Transcribe everything in the data word for word. Pictures are left out.

──────── Data block ────────

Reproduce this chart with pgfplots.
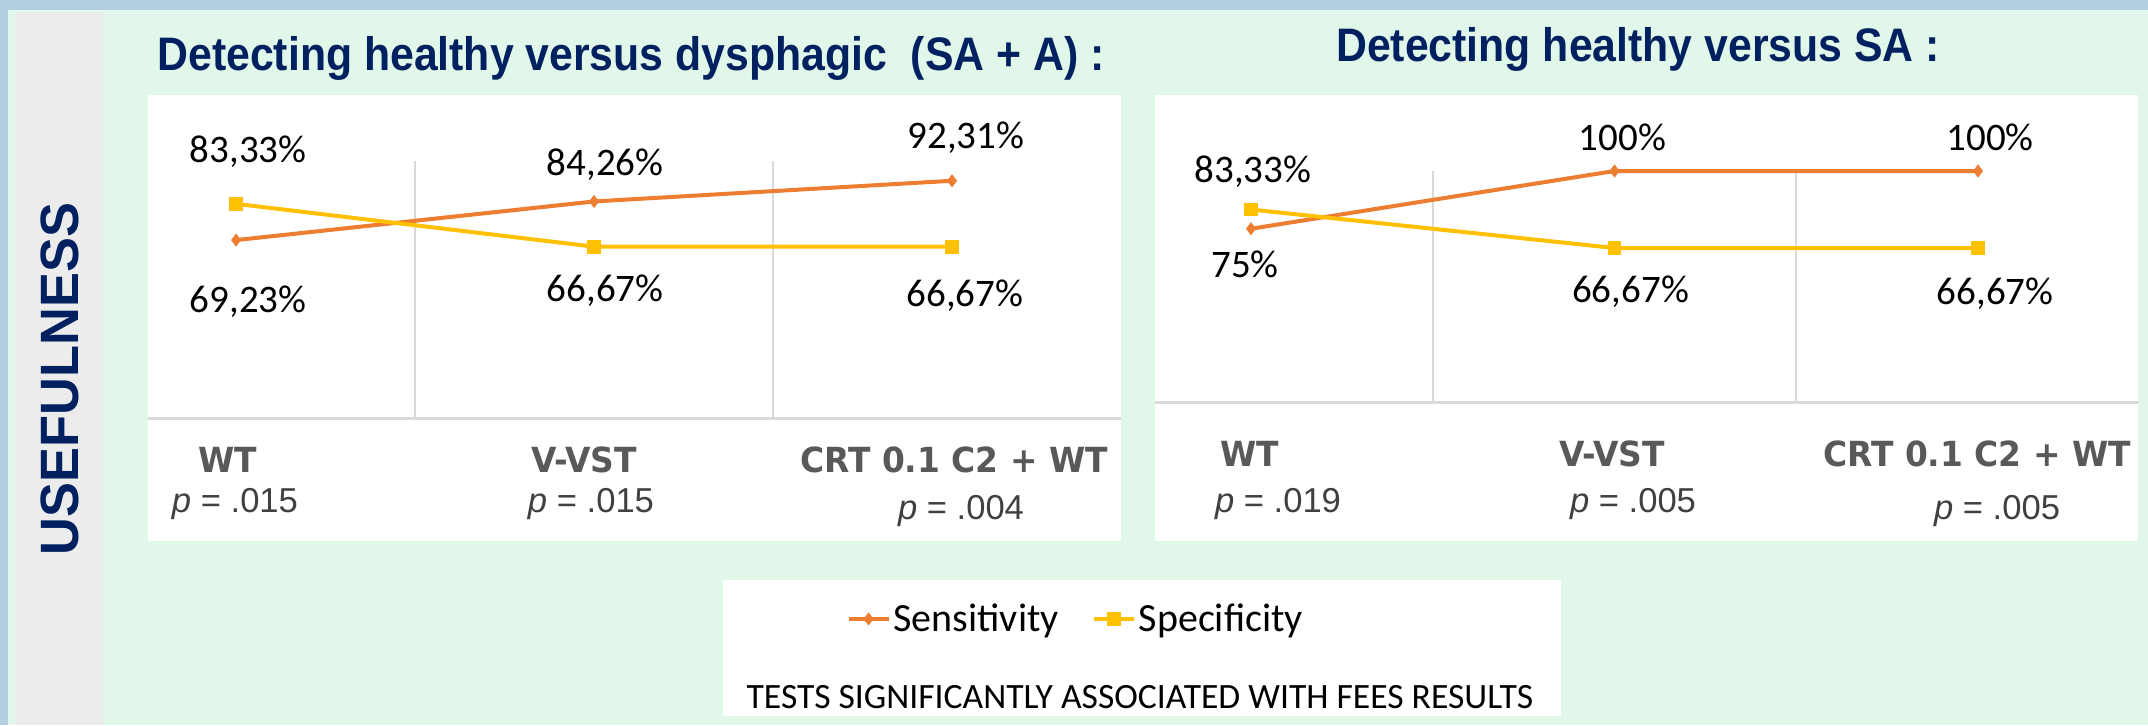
\documentclass[border=0pt]{standalone}
\usepackage{fontspec}
\setmainfont{Carlito}
\newfontfamily\titlefont[FakeStretch=0.91]{Liberation Sans}
\newfontfamily\sidefont[FakeStretch=0.97]{Liberation Sans}
\newfontfamily\pfont{Liberation Sans}
\newfontfamily\catfont[FakeStretch=0.95]{DejaVu Sans}
\usepackage{pgfplots}
\pgfplotsset{compat=1.18}

\definecolor{bgmint}{RGB}{224,247,234}
\definecolor{bandblue}{RGB}{178,208,226}
\definecolor{stripgray}{RGB}{236,236,236}
\definecolor{navy}{RGB}{0,32,96}
\definecolor{sensorange}{RGB}{237,125,49}
\definecolor{specyellow}{RGB}{255,192,0}
\definecolor{axgray}{RGB}{217,217,217}
\definecolor{catgray}{RGB}{89,89,89}
\definecolor{pgray}{RGB}{64,64,64}

\pgfplotsset{
  panel/.style={
    scale only axis, clip=false,
    ymin=0, ymax=100,
    axis x line*=bottom, axis y line=none,
    axis line style={draw=axgray, line width=1.5pt, -},
    xtick={0.5,1.5}, xticklabels={}, major tick length=0pt,
    ytick=\empty,
    xmajorgrids, grid style={draw=axgray, line width=0.8pt},
  },
  sens/.style={sensorange, line width=2pt, mark=diamond*, mark size=2.9pt,
    mark options={line width=0.5pt}},
  spec/.style={specyellow, line width=2pt, mark=square*, mark size=3.2pt,
    mark options={line width=0.5pt}},
}
\tikzset{
  pct/.style={font=\fontsize{19.5}{20}\selectfont, inner sep=0pt, anchor=center},
  cat/.style={font=\catfont\bfseries\fontsize{17.3}{18}\selectfont, text=catgray, inner sep=0pt, anchor=base},
  pval/.style={font=\pfont\fontsize{17.3}{18}\selectfont, text=pgray, inner sep=0pt, anchor=base},
}

\begin{document}
\begin{tikzpicture}
% background, in pixel units of the reference (y downwards)
\begin{scope}[x=0.5pt,y=-0.5pt]
\fill[bgmint] (0,0) rectangle (2148,725);
\fill[bandblue] (0,0) rectangle (2148,10);
\fill[bandblue] (0,0) rectangle (8,725);
\fill[stripgray] (15,12) rectangle (103,725);
\fill[white] (148,95) rectangle (1121,541);
\fill[white] (1155,95) rectangle (2138,541);
\fill[white] (723,580) rectangle (1561,716);
\end{scope}

% left panel: healthy vs dysphagic (SA + A)
\begin{axis}[panel, at={(74pt,-209pt)}, anchor=south west,
  width=486.5pt, height=128.5pt, xmin=-0.246, xmax=2.472,
  legend columns=2,
  legend style={at={(0.954,-0.782)}, anchor=center, draw=none, fill=none,
    font=\fontsize{20}{22}\selectfont, inner sep=0pt,
    nodes={inner sep=1.5pt},
    /tikz/every even column/.append style={column sep=15pt}},
  legend image code/.code={\draw[mark repeat=2,mark phase=2,#1]
    plot coordinates {(0pt,0pt) (10pt,0pt) (20pt,0pt)};},
]
\addplot[sens] coordinates {(0,69.23) (1,84.26) (2,92.31)};
\addlegendentry{Sensitivity}
\addplot[spec] coordinates {(0,83.33) (1,66.67) (2,66.67)};
\addlegendentry{Specificity}
\node[pct] at (axis cs:0,83.33) [xshift=6pt,yshift=26pt] {83,33\%};
\node[pct] at (axis cs:0,69.23) [xshift=6pt,yshift=-31pt] {69,23\%};
\node[pct] at (axis cs:1,84.26) [xshift=5.5pt,yshift=18.5pt] {84,26\%};
\node[pct] at (axis cs:2,92.31) [xshift=7pt,yshift=21.5pt] {92,31\%};
\node[pct] at (axis cs:1,66.67) [xshift=5.5pt,yshift=-22pt] {66,67\%};
\node[pct] at (axis cs:2,66.67) [xshift=6.5pt,yshift=-24.5pt] {66,67\%};
\end{axis}

% right panel: healthy vs SA
\begin{axis}[panel, at={(577.5pt,-201pt)}, anchor=south west,
  width=491.5pt, height=115.5pt, xmin=-0.264, xmax=2.440]
\addplot[sens] coordinates {(0,75) (1,100) (2,100)};
\addplot[spec] coordinates {(0,83.33) (1,66.67) (2,66.67)};
\node[pct] at (axis cs:1,100) [xshift=4pt,yshift=17pt] {100\%};
\node[pct] at (axis cs:2,100) [xshift=6pt,yshift=17pt] {100\%};
\node[pct] at (axis cs:0,83.33) [xshift=1pt,yshift=19pt] {83,33\%};
\node[pct] at (axis cs:0,75) [xshift=-3pt,yshift=-18pt] {75\%};
\node[pct] at (axis cs:1,66.67) [xshift=8pt,yshift=-22pt] {66,67\%};
\node[pct] at (axis cs:2,66.67) [xshift=8.5pt,yshift=-23pt] {66,67\%};
\end{axis}

\begin{scope}[x=0.5pt,y=-0.5pt]
% titles
\node[anchor=base, inner sep=0pt, text=navy, font=\titlefont\bfseries\fontsize{23.5}{25}\selectfont]
  at (631,70) {Detecting healthy versus dysphagic\ \ (SA + A) :};
\node[anchor=base, inner sep=0pt, text=navy, font=\titlefont\bfseries\fontsize{23.5}{25}\selectfont]
  at (1638,61) {Detecting healthy versus SA :};
% side label
\node[rotate=90, inner sep=0pt, text=navy, font=\sidefont\bfseries\fontsize{27}{28}\selectfont]
  at (60,379) {USEFULNESS};
% category names and p values, left
\node[cat] at (228,472) {WT};
\node[cat] at (584,472) {V-VST};
\node[cat] at (954,472) {CRT 0.1 C2 + WT};
\node[pval] at (235,512) {\textit{p} = .015};
\node[pval] at (591,512) {\textit{p} = .015};
\node[pval] at (961,519) {\textit{p} = .004};
% category names and p values, right
\node[cat] at (1250,466) {WT};
\node[cat] at (1612,466) {V-VST};
\node[cat] at (1977,466) {CRT 0.1 C2 + WT};
\node[pval] at (1278,512) {\textit{p} = .019};
\node[pval] at (1633,512) {\textit{p} = .005};
\node[pval] at (1997,519) {\textit{p} = .005};
% caption in legend box
\node[inner sep=0pt, font=\fontsize{17.8}{19}\selectfont] at (1140,697)
  {TESTS SIGNIFICANTLY ASSOCIATED WITH FEES RESULTS};
\end{scope}

\pgfresetboundingbox
\path[use as bounding box] (0pt,0pt) rectangle (1074pt,-362.5pt);
\end{tikzpicture}
\end{document}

────────

*Task answer*:
Reproduce this chart with pgfplots.
\documentclass[border=0pt]{standalone}
\usepackage{fontspec}
\setmainfont{Carlito}
\newfontfamily\titlefont[FakeStretch=0.91]{Liberation Sans}
\newfontfamily\sidefont[FakeStretch=0.97]{Liberation Sans}
\newfontfamily\pfont{Liberation Sans}
\newfontfamily\catfont[FakeStretch=0.95]{DejaVu Sans}
\usepackage{pgfplots}
\pgfplotsset{compat=1.18}

\definecolor{bgmint}{RGB}{224,247,234}
\definecolor{bandblue}{RGB}{178,208,226}
\definecolor{stripgray}{RGB}{236,236,236}
\definecolor{navy}{RGB}{0,32,96}
\definecolor{sensorange}{RGB}{237,125,49}
\definecolor{specyellow}{RGB}{255,192,0}
\definecolor{axgray}{RGB}{217,217,217}
\definecolor{catgray}{RGB}{89,89,89}
\definecolor{pgray}{RGB}{64,64,64}

\pgfplotsset{
  panel/.style={
    scale only axis, clip=false,
    ymin=0, ymax=100,
    axis x line*=bottom, axis y line=none,
    axis line style={draw=axgray, line width=1.5pt, -},
    xtick={0.5,1.5}, xticklabels={}, major tick length=0pt,
    ytick=\empty,
    xmajorgrids, grid style={draw=axgray, line width=0.8pt},
  },
  sens/.style={sensorange, line width=2pt, mark=diamond*, mark size=2.9pt,
    mark options={line width=0.5pt}},
  spec/.style={specyellow, line width=2pt, mark=square*, mark size=3.2pt,
    mark options={line width=0.5pt}},
}
\tikzset{
  pct/.style={font=\fontsize{19.5}{20}\selectfont, inner sep=0pt, anchor=center},
  cat/.style={font=\catfont\bfseries\fontsize{17.3}{18}\selectfont, text=catgray, inner sep=0pt, anchor=base},
  pval/.style={font=\pfont\fontsize{17.3}{18}\selectfont, text=pgray, inner sep=0pt, anchor=base},
}

\begin{document}
\begin{tikzpicture}
% background, in pixel units of the reference (y downwards)
\begin{scope}[x=0.5pt,y=-0.5pt]
\fill[bgmint] (0,0) rectangle (2148,725);
\fill[bandblue] (0,0) rectangle (2148,10);
\fill[bandblue] (0,0) rectangle (8,725);
\fill[stripgray] (15,12) rectangle (103,725);
\fill[white] (148,95) rectangle (1121,541);
\fill[white] (1155,95) rectangle (2138,541);
\fill[white] (723,580) rectangle (1561,716);
\end{scope}

% left panel: healthy vs dysphagic (SA + A)
\begin{axis}[panel, at={(74pt,-209pt)}, anchor=south west,
  width=486.5pt, height=128.5pt, xmin=-0.246, xmax=2.472,
  legend columns=2,
  legend style={at={(0.954,-0.782)}, anchor=center, draw=none, fill=none,
    font=\fontsize{20}{22}\selectfont, inner sep=0pt,
    nodes={inner sep=1.5pt},
    /tikz/every even column/.append style={column sep=15pt}},
  legend image code/.code={\draw[mark repeat=2,mark phase=2,#1]
    plot coordinates {(0pt,0pt) (10pt,0pt) (20pt,0pt)};},
]
\addplot[sens] coordinates {(0,69.23) (1,84.26) (2,92.31)};
\addlegendentry{Sensitivity}
\addplot[spec] coordinates {(0,83.33) (1,66.67) (2,66.67)};
\addlegendentry{Specificity}
\node[pct] at (axis cs:0,83.33) [xshift=6pt,yshift=26pt] {83,33\%};
\node[pct] at (axis cs:0,69.23) [xshift=6pt,yshift=-31pt] {69,23\%};
\node[pct] at (axis cs:1,84.26) [xshift=5.5pt,yshift=18.5pt] {84,26\%};
\node[pct] at (axis cs:2,92.31) [xshift=7pt,yshift=21.5pt] {92,31\%};
\node[pct] at (axis cs:1,66.67) [xshift=5.5pt,yshift=-22pt] {66,67\%};
\node[pct] at (axis cs:2,66.67) [xshift=6.5pt,yshift=-24.5pt] {66,67\%};
\end{axis}

% right panel: healthy vs SA
\begin{axis}[panel, at={(577.5pt,-201pt)}, anchor=south west,
  width=491.5pt, height=115.5pt, xmin=-0.264, xmax=2.440]
\addplot[sens] coordinates {(0,75) (1,100) (2,100)};
\addplot[spec] coordinates {(0,83.33) (1,66.67) (2,66.67)};
\node[pct] at (axis cs:1,100) [xshift=4pt,yshift=17pt] {100\%};
\node[pct] at (axis cs:2,100) [xshift=6pt,yshift=17pt] {100\%};
\node[pct] at (axis cs:0,83.33) [xshift=1pt,yshift=19pt] {83,33\%};
\node[pct] at (axis cs:0,75) [xshift=-3pt,yshift=-18pt] {75\%};
\node[pct] at (axis cs:1,66.67) [xshift=8pt,yshift=-22pt] {66,67\%};
\node[pct] at (axis cs:2,66.67) [xshift=8.5pt,yshift=-23pt] {66,67\%};
\end{axis}

\begin{scope}[x=0.5pt,y=-0.5pt]
% titles
\node[anchor=base, inner sep=0pt, text=navy, font=\titlefont\bfseries\fontsize{23.5}{25}\selectfont]
  at (631,70) {Detecting healthy versus dysphagic\ \ (SA + A) :};
\node[anchor=base, inner sep=0pt, text=navy, font=\titlefont\bfseries\fontsize{23.5}{25}\selectfont]
  at (1638,61) {Detecting healthy versus SA :};
% side label
\node[rotate=90, inner sep=0pt, text=navy, font=\sidefont\bfseries\fontsize{27}{28}\selectfont]
  at (60,379) {USEFULNESS};
% category names and p values, left
\node[cat] at (228,472) {WT};
\node[cat] at (584,472) {V-VST};
\node[cat] at (954,472) {CRT 0.1 C2 + WT};
\node[pval] at (235,512) {\textit{p} = .015};
\node[pval] at (591,512) {\textit{p} = .015};
\node[pval] at (961,519) {\textit{p} = .004};
% category names and p values, right
\node[cat] at (1250,466) {WT};
\node[cat] at (1612,466) {V-VST};
\node[cat] at (1977,466) {CRT 0.1 C2 + WT};
\node[pval] at (1278,512) {\textit{p} = .019};
\node[pval] at (1633,512) {\textit{p} = .005};
\node[pval] at (1997,519) {\textit{p} = .005};
% caption in legend box
\node[inner sep=0pt, font=\fontsize{17.8}{19}\selectfont] at (1140,697)
  {TESTS SIGNIFICANTLY ASSOCIATED WITH FEES RESULTS};
\end{scope}

\pgfresetboundingbox
\path[use as bounding box] (0pt,0pt) rectangle (1074pt,-362.5pt);
\end{tikzpicture}
\end{document}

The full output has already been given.